--- BEGIN ---
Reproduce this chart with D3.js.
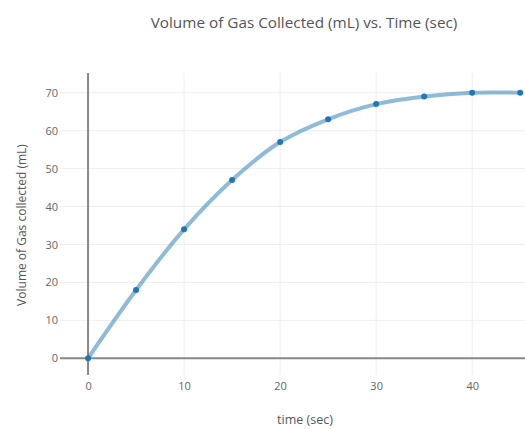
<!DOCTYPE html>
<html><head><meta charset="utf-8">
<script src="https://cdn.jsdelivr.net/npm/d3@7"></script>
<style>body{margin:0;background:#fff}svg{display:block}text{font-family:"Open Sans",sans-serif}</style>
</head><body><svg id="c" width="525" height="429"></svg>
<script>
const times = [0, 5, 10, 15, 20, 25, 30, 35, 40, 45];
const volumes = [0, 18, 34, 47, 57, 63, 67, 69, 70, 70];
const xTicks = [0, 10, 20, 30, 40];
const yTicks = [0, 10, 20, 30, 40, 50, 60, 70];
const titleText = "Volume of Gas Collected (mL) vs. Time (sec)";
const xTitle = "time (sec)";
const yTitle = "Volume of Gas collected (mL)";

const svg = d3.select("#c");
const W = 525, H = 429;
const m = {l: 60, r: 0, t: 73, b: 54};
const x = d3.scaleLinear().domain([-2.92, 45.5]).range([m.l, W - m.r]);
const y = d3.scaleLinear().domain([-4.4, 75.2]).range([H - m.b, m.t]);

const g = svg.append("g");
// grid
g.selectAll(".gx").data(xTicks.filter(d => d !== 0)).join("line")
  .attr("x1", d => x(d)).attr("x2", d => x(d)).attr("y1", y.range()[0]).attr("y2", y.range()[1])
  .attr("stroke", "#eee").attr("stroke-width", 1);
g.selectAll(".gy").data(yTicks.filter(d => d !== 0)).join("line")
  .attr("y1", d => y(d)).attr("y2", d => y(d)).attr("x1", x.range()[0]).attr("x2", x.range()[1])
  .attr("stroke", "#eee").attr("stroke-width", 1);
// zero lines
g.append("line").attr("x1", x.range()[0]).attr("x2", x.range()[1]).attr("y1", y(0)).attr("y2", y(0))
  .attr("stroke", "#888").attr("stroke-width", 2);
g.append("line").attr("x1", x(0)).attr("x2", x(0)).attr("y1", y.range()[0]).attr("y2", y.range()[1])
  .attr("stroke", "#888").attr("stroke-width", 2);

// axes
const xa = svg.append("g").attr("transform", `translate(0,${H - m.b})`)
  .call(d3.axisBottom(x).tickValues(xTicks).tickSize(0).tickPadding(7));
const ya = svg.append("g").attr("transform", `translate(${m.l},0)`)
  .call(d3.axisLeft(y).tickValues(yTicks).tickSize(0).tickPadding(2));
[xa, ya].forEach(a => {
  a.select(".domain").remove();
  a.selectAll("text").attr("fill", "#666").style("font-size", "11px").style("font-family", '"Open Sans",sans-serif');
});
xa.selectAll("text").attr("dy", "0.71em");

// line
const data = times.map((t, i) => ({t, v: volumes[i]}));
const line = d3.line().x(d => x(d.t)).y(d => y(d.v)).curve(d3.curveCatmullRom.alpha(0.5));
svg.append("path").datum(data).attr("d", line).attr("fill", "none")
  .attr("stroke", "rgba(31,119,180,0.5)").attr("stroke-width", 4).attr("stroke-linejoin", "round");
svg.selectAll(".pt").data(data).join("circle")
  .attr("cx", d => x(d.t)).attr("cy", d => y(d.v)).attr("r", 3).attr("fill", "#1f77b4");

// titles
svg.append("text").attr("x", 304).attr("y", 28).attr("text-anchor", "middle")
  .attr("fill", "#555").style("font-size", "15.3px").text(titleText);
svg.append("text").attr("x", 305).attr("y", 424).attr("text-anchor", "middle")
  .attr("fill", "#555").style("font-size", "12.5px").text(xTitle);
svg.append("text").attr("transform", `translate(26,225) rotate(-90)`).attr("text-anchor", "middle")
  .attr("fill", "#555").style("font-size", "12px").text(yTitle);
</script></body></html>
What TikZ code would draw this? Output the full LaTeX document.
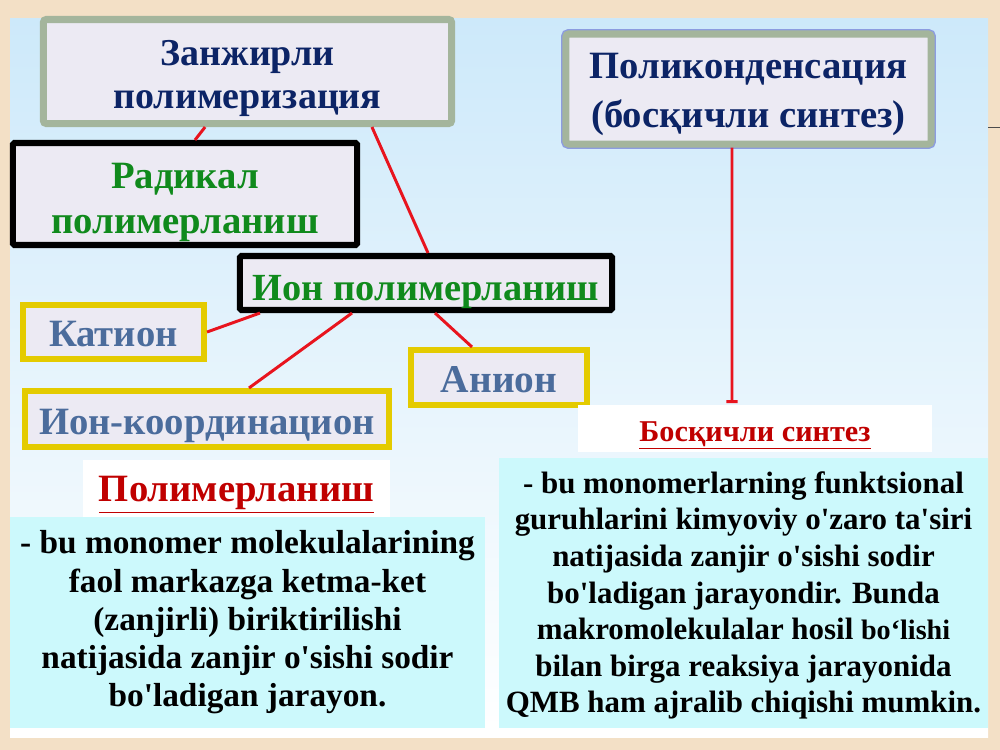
--- END ---
[TASK STATEMENT]
From the listing above, copy out each line where the word "this" appears.

[ANSWER]
Reproduce this chart with D3.js.
What TikZ code would draw this? Output the full LaTeX document.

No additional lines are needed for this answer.